How do they ensure that the scar is always placed in the same spot? By keeping a record of pictures and video, I'm told.

Now that I'm all caught up on the intricacies of special effects, we chat about Vicky and how she has developed throughout the seasons. 

"From the beginning, Vicky was always kind of seen as the comic-relief character; she was always like the sidekick and almost like a fly on the wall – she would listen to what others would say and cause drama within the series. But now she has developed so much, and she has this newly formed relationship with Monde."
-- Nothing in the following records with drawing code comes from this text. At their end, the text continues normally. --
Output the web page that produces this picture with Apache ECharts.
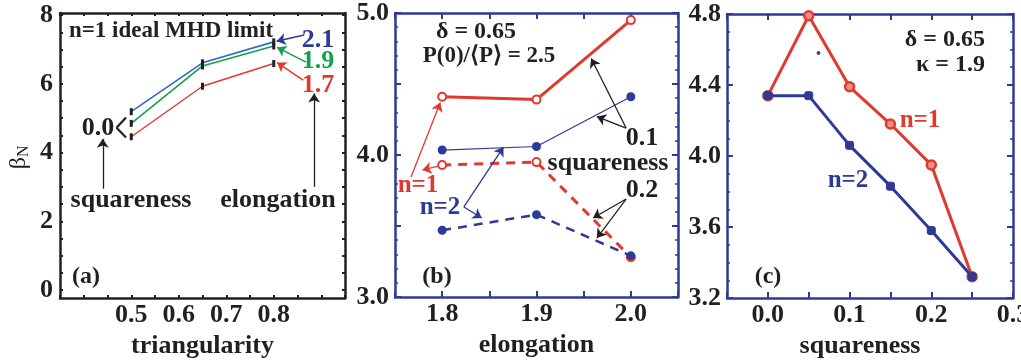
<!DOCTYPE html>
<html><head><meta charset="utf-8">
<script src="https://cdn.jsdelivr.net/npm/echarts@6/dist/echarts.min.js"></script>
<style>html,body{margin:0;padding:0;background:#fff}#c{width:1021px;height:361px}</style>
</head><body><div id="c"></div>
<script>
// ---- data: panel (a) beta_N vs triangularity, one line per elongation
const triangularity = [0.5, 0.65, 0.8];
const betaKappa21 = [5.19, 6.61, 7.22];
const betaKappa19 = [4.85, 6.52, 7.10];
const betaKappa17 = [4.46, 5.93, 6.59];

// ---- panel (b) beta_N vs elongation
const elongation = [1.8, 1.9, 2.0];
const n1Sq01 = [4.41, 4.39, 4.95];
const n2Sq01 = [4.035, 4.06, 4.41];
const n1Sq02 = [3.93, 3.95, 3.28];
const n2Sq02 = [3.47, 3.58, 3.29];

// ---- panel (c) beta_N vs squareness
const squareness = [0.0, 0.05, 0.1, 0.15, 0.2, 0.25];
const n1Square = [4.34, 4.79, 4.39, 4.18, 3.95, 3.32];
const n2Square = [4.34, 4.34, 4.06, 3.83, 3.58, 3.32];
const strayDot = [[0.062, 4.58]];

// ---- tick labels
const aXLabels = [0.5, 0.6, 0.7, 0.8];
const aYLabels = [0, 2, 4, 6, 8];
const aYTicks = [0, 0.5, 1, 1.5, 2, 2.5, 3, 3.5, 4, 4.5, 5, 5.5, 6, 6.5, 7, 7.5, 8];
const bXLabels = [1.8, 1.9, 2.0];
const bYLabels = [3.0, 4.0, 5.0];
const cXLabels = [0.0, 0.1, 0.2, 0.3];

const F = 'Liberation Serif';
const INK = '#231f20';
const NAVY = '#2e3a97';
const RED = '#e0392f';
const BLUE_A = '#2f6cc2';
const GREEN = '#16a04a';

const zip = (xs, ys) => xs.map((x, i) => [x, ys[i]]);

function ax(gridIndex, pos, color, min, max, extra) {
  return Object.assign({
    type: 'value', gridIndex, position: pos, min, max,
    axisLine: {show: true, onZero: false, lineStyle: {color, width: 2.5}},
    axisTick: {show: true, inside: true, length: 6, lineStyle: {color, width: 2}},
    splitLine: {show: false},
    axisLabel: {show: false}
  }, extra || {});
}
const lbl = (vals, fmt, margin) => {
  const o = {show: true, formatter: fmt, margin: margin,
    fontFamily: F, fontWeight: 'bold', fontSize: 26, color: INK};
  if (vals) o.customValues = vals;
  return o;
};
const nameStyle = {fontFamily: F, fontWeight: 'bold', fontSize: 26, color: INK};
const f1 = v => Number(v).toFixed(1);
const smallTick = (color, extra) => Object.assign({show: true, inside: true, length: 3, lineStyle: {color, width: 2}}, extra || {});

const grids = [
  {left: 60, top: 13, width: 285, height: 285, outerBoundsMode: 'none', containLabel: false},
  {left: 395, top: 13, width: 283, height: 284, outerBoundsMode: 'none', containLabel: false},
  {left: 727, top: 14, width: 286, height: 284, outerBoundsMode: 'none', containLabel: false}
];

const xAxes = [
  ax(0, 'bottom', INK, 0.35, 0.95, {interval: 0.05, axisTick: smallTick(INK),
    axisLabel: lbl(aXLabels, f1, 4), name: 'triangularity', nameLocation: 'middle', nameGap: 30, nameTextStyle: nameStyle}),
  ax(0, 'top', INK, 0.35, 0.95, {interval: 0.05, axisTick: smallTick(INK)}),
  ax(1, 'bottom', NAVY, 1.75, 2.05, {interval: 0.05, axisLabel: lbl(bXLabels, f1, 4),
    name: 'elongation', nameLocation: 'middle', nameGap: 30, nameTextStyle: nameStyle}),
  ax(1, 'top', NAVY, 1.75, 2.05, {interval: 0.05}),
  ax(2, 'bottom', NAVY, -0.05, 0.3, {interval: 0.05, axisLabel: lbl(cXLabels, f1, 4),
    name: 'squareness', nameLocation: 'middle', nameGap: 30, nameTextStyle: Object.assign({padding: [0, 20, 0, 0]}, nameStyle)}),
  ax(2, 'top', NAVY, -0.05, 0.3, {interval: 0.05})
];
const yAxes = [
  ax(0, 'left', INK, -0.23, 8.06, {axisTick: smallTick(INK, {customValues: aYTicks}),
    axisLabel: lbl(aYLabels, v => String(v), 7)}),
  ax(0, 'right', INK, -0.23, 8.06, {axisTick: smallTick(INK, {customValues: aYTicks})}),
  ax(1, 'left', NAVY, 3.0, 5.0, {interval: 0.5, minorTick: {show: true, splitNumber: 5, length: 3, lineStyle: {color: NAVY, width: 1.5}},
    axisLabel: lbl(bYLabels, f1, 6)}),
  ax(1, 'right', NAVY, 3.0, 5.0, {interval: 0.5, minorTick: {show: true, splitNumber: 5, length: 3, lineStyle: {color: NAVY, width: 1.5}}}),
  ax(2, 'left', NAVY, 3.2, 4.8, {interval: 0.4, minorTick: {show: true, splitNumber: 4, length: 3, lineStyle: {color: NAVY, width: 1.5}},
    axisLabel: lbl(null, f1, 6)}),
  ax(2, 'right', NAVY, 3.2, 4.8, {interval: 0.4, minorTick: {show: true, splitNumber: 4, length: 3, lineStyle: {color: NAVY, width: 1.5}}})
];

// arrow helper (coords in data space of the panel)
function arrow(p1, p2, color, width, noHead) {
  return [
    {coord: p1, symbol: 'none', lineStyle: {color, width: width || 1.2, type: 'solid'}},
    {coord: p2, symbol: noHead ? 'none' : 'arrow', symbolSize: 9}
  ];
}
const mlBase = {silent: true, animation: false, label: {show: false}, emphasis: {disabled: true}, symbolSize: 9};

const aSym = {symbol: 'rect', symbolSize: [3, 7], itemStyle: {color: INK}};
const series = [
  Object.assign({type: 'line', xAxisIndex: 0, yAxisIndex: 0, data: zip(triangularity, betaKappa21),
    lineStyle: {color: BLUE_A, width: 1.6}, z: 3,
    markLine: Object.assign({}, mlBase, {data: [
      arrow([0.864, 7.42], [0.806, 7.24], NAVY, 1.5),
      arrow([0.868, 6.63], [0.807, 7.06], GREEN, 1.5),
      arrow([0.862, 6.11], [0.807, 6.62], RED, 1.5),
      arrow([0.44, 2.95], [0.44, 4.40], INK, 1.3),
      arrow([0.885, 3.0], [0.885, 5.72], INK, 1.3),
      arrow([0.489, 5.02], [0.469, 4.72], INK, 2.2, true),
      arrow([0.469, 4.72], [0.489, 4.44], INK, 2.2, true)
    ]})}, aSym),
  Object.assign({type: 'line', xAxisIndex: 0, yAxisIndex: 0, data: zip(triangularity, betaKappa19),
    lineStyle: {color: GREEN, width: 1.6}, z: 3}, aSym),
  Object.assign({type: 'line', xAxisIndex: 0, yAxisIndex: 0, data: zip(triangularity, betaKappa17),
    lineStyle: {color: RED, width: 1.4}, z: 3}, aSym),

  {type: 'line', xAxisIndex: 2, yAxisIndex: 2, data: zip(elongation, n1Sq01),
    lineStyle: {color: RED, width: 3}, symbol: 'circle', symbolSize: 8,
    itemStyle: {color: '#fff', borderColor: RED, borderWidth: 2}, z: 4,
    markLine: Object.assign({}, mlBase, {data: [
      arrow([1.995, 4.19], [1.958, 4.68], INK, 1.3),
      arrow([1.995, 4.19], [1.964, 4.27], INK, 1.3),
      arrow([1.995, 3.69], [1.960, 3.556], INK, 1.3),
      arrow([1.995, 3.69], [1.964, 3.415], INK, 1.3),
      arrow([1.767, 3.845], [1.798, 4.37], RED, 1.3),
      arrow([1.795, 3.92], [1.779, 3.895], RED, 1.3),
      arrow([1.823, 3.634], [1.865, 4.056], NAVY, 1.3),
      arrow([1.823, 3.634], [1.842, 3.556], NAVY, 1.3)
    ]})},
  {type: 'line', xAxisIndex: 2, yAxisIndex: 2, data: zip(elongation, n2Sq01),
    lineStyle: {color: NAVY, width: 1.2}, symbol: 'circle', symbolSize: 9,
    itemStyle: {color: NAVY}, z: 3},
  {type: 'line', xAxisIndex: 2, yAxisIndex: 2, data: zip(elongation, n1Sq02),
    lineStyle: {color: RED, width: 3, type: [9, 7]}, symbol: 'circle', symbolSize: 8,
    itemStyle: {color: '#fff', borderColor: RED, borderWidth: 2}, z: 3},
  {type: 'line', xAxisIndex: 2, yAxisIndex: 2, data: zip(elongation, n2Sq02),
    lineStyle: {color: NAVY, width: 2.5, type: [9, 7]}, symbol: 'circle', symbolSize: 9,
    itemStyle: {color: NAVY}, z: 4},

  {type: 'line', xAxisIndex: 4, yAxisIndex: 4, data: zip(squareness, n1Square),
    lineStyle: {color: RED, width: 3}, symbol: 'circle', symbolSize: 9,
    itemStyle: {color: '#ee8f86', borderColor: RED, borderWidth: 2.5}, z: 3},
  {type: 'line', xAxisIndex: 4, yAxisIndex: 4, data: zip(squareness, n2Square),
    lineStyle: {color: NAVY, width: 3}, symbol: 'roundRect', symbolSize: 8,
    itemStyle: {color: NAVY, borderColor: NAVY, borderWidth: 1}, z: 4},
  {type: 'scatter', xAxisIndex: 4, yAxisIndex: 4, data: strayDot, symbolSize: 4,
    itemStyle: {color: INK}, z: 4}
];

function txt(x, y, text, color, size, align, weight) {
  return {type: 'text', x, y, z: 100, silent: true, style: {
    text, fill: color, font: (weight || 'bold') + ' ' + size + 'px "' + F + '"',
    align: align || 'center', verticalAlign: 'middle',
    textAlign: align || 'center', textVerticalAlign: 'middle'}};
}

const graphic = [
  txt(171, 31, 'n=1 ideal MHD limit', INK, 23),
  txt(318, 40, '2.1', NAVY, 26),
  txt(318, 61, '1.9', GREEN, 26),
  txt(318, 85, '1.7', RED, 26),
  txt(98, 128, '0.0', INK, 26),
  txt(131, 200, 'squareness', INK, 26),
  txt(278, 200, 'elongation', INK, 26),
  txt(86, 277, '(a)', INK, 24),
  {type: 'group', x: 19, y: 157, rotation: Math.PI / 2, children: [
    {type: 'text', x: 0, y: 0, style: {text: 'β', font: '24px "' + F + '"', fill: INK, align: 'right', verticalAlign: 'middle', textAlign: 'right', textVerticalAlign: 'middle'}},
    {type: 'text', x: 0, y: 5, style: {text: 'N', font: '16px "' + F + '"', fill: INK, align: 'left', verticalAlign: 'middle', textAlign: 'left', textVerticalAlign: 'middle'}}
  ]},

  txt(476, 32, 'δ = 0.65', INK, 24),
  txt(489, 56, 'P(0)/⟨P⟩ = 2.5', INK, 23),
  txt(642, 138, '0.1', INK, 26),
  txt(608, 163, 'squareness', INK, 26),
  txt(642, 190, '0.2', INK, 26),
  txt(418, 186, 'n=1', RED, 25),
  txt(440, 208, 'n=2', NAVY, 25),
  txt(437, 277, '(b)', INK, 24),

  txt(985, 40, 'δ = 0.65', INK, 24, 'right'),
  txt(985, 65, 'κ = 1.9', INK, 24, 'right'),
  txt(920, 121, 'n=1', RED, 25),
  txt(848, 181, 'n=2', NAVY, 25),
  txt(768, 277, '(c)', INK, 24)
];

const chart = echarts.init(document.getElementById('c'), null, {renderer: 'canvas'});
chart.setOption({
  animation: false,
  backgroundColor: '#fff',
  grid: grids,
  xAxis: xAxes,
  yAxis: yAxes,
  series: series,
  graphic: graphic
});
</script>
</body></html>
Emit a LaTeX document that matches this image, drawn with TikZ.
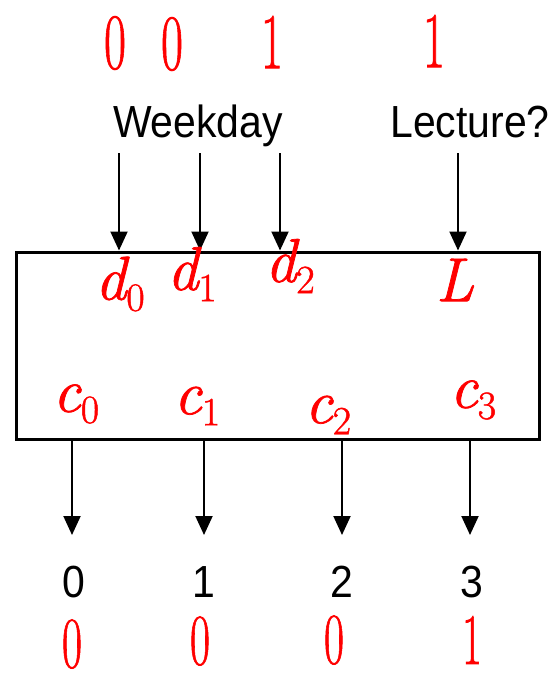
\documentclass[tikz,border=0pt]{standalone}
\usepackage{fontspec}
\setmainfont{Liberation Sans}[FakeStretch=0.91]
\newfontfamily\handfont{Latin Modern Roman}[FakeBold=1.2]
\usetikzlibrary{arrows.meta}
\newcommand\hnum[1]{\scalebox{0.66}[1.1]{#1}}
\newcommand\hsub[2]{{\itshape #1}\raisebox{-0.18em}{\fontsize{40}{40}\selectfont #2}}
\begin{document}
\begin{tikzpicture}[x=1pt,y=-1pt,
  lbl/.style={font=\fontsize{45}{45}\selectfont, inner sep=0, anchor=base},
  io/.style={line width=2pt, -{Triangle[width=17pt,length=19pt]}},
  hand/.style={text=red, inner sep=0, font=\handfont\fontsize{62}{62}\selectfont},
  handnum/.style={text=red, inner sep=0, font=\handfont\fontsize{72}{72}\selectfont},
  handlow/.style={handnum, font=\handfont\fontsize{66}{66}\selectfont}]
\useasboundingbox (0,0) rectangle (551,686);

% box
\node[draw, line width=3pt, minimum width=523pt, minimum height=187pt, inner sep=0] (box) at (278,345.5) {};

% input labels
\node[lbl] (wd) at (198,137) {Weekday};
\node[lbl] (lec) at (470,137) {Lecture?};

\coordinate (i0) at (119,153);
\coordinate (i1) at (200,153);
\coordinate (i2) at (280,153);
\coordinate (i3) at (458,153);
\draw[io] (i0) -- (i0 |- box.north);
\draw[io] (i1) -- (i1 |- box.north);
\draw[io] (i2) -- (i2 |- box.north);
\draw[io] (i3) -- (i3 |- box.north);

% outputs
\coordinate (o0) at (72,535);
\coordinate (o1) at (204,535);
\coordinate (o2) at (342,535);
\coordinate (o3) at (470,535);
\draw[io] (o0 |- box.south) -- (o0);
\draw[io] (o1 |- box.south) -- (o1);
\draw[io] (o2 |- box.south) -- (o2);
\draw[io] (o3 |- box.south) -- (o3);
\node[lbl] (n0) at (74,597) {0};
\node[lbl] (n1) at (204,597) {1};
\node[lbl] (n2) at (342,597) {2};
\node[lbl] (n3) at (472,597) {3};

% handwritten annotations
\node[handnum] (t0) at (115,43) {\hnum{0}};
\node[handnum] (t1) at (172,44) {\hnum{0}};
\node[handnum] (t2) at (272,42) {\hnum{1}};
\node[handnum] (t3) at (434,41) {\hnum{1}};

\node[hand] (hd0) at (120,284) {\hsub{d}{0}};
\node[hand] (hd1) at (192,274) {\hsub{d}{1}};
\node[hand] (hd2) at (290,266) {\hsub{d}{2}};
\node[hand] (hL) at (455,280) {\itshape L};
\node[hand] (hc0) at (76,404) {\hsub{c}{0}};
\node[hand] (hc1) at (197,406) {\hsub{c}{1}};
\node[hand] (hc2) at (328,415) {\hsub{c}{2}};
\node[hand] (hc3) at (473,400) {\hsub{c}{3}};

\node[handlow] (b0) at (72,644) {\hnum{0}};
\node[handlow] (b1) at (200,641) {\hnum{0}};
\node[handlow] (b2) at (334,640) {\hnum{0}};
\node[handlow] (b3) at (472,640) {\hnum{1}};
\end{tikzpicture}
\end{document}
Season five will give viewers an in-depth look into Vicky's life. "She is out for revenge this time around, so there's a lot more to her, and we also touch a bit on her history," Lauren adds. 

Just like Zola, Lauren too attributes the success of the show to the stellar cast. But she also believes it's the extras, some of whom are former inmates, who help take the show to the next level. "I think that's why Lockdown has been such a success, it's because these are real issues that actually happen," she says, adding: "Not only that, we also touch in universal issues. We also deal with things that people who are sitting at home can relate to."

Season five of Lockdown premieres on 30 January on Showmax, with two new episodes airing each Thursday. 

Before I leave Lauren, I'm curious to know which other character on the show she would play, if she had the chance. 

"I think I'd like to play Tyson," she says as I cheer her on in agreement. That's the role I want to play too, and I'm not even an actor. "She's just so gangster, and so strong and powerful it's quite nice. I would love to play a character like that. Also, what I like about Tyson is, even though she is strong, she has these vulnerable moments, and Lorcia plays them incredibly well."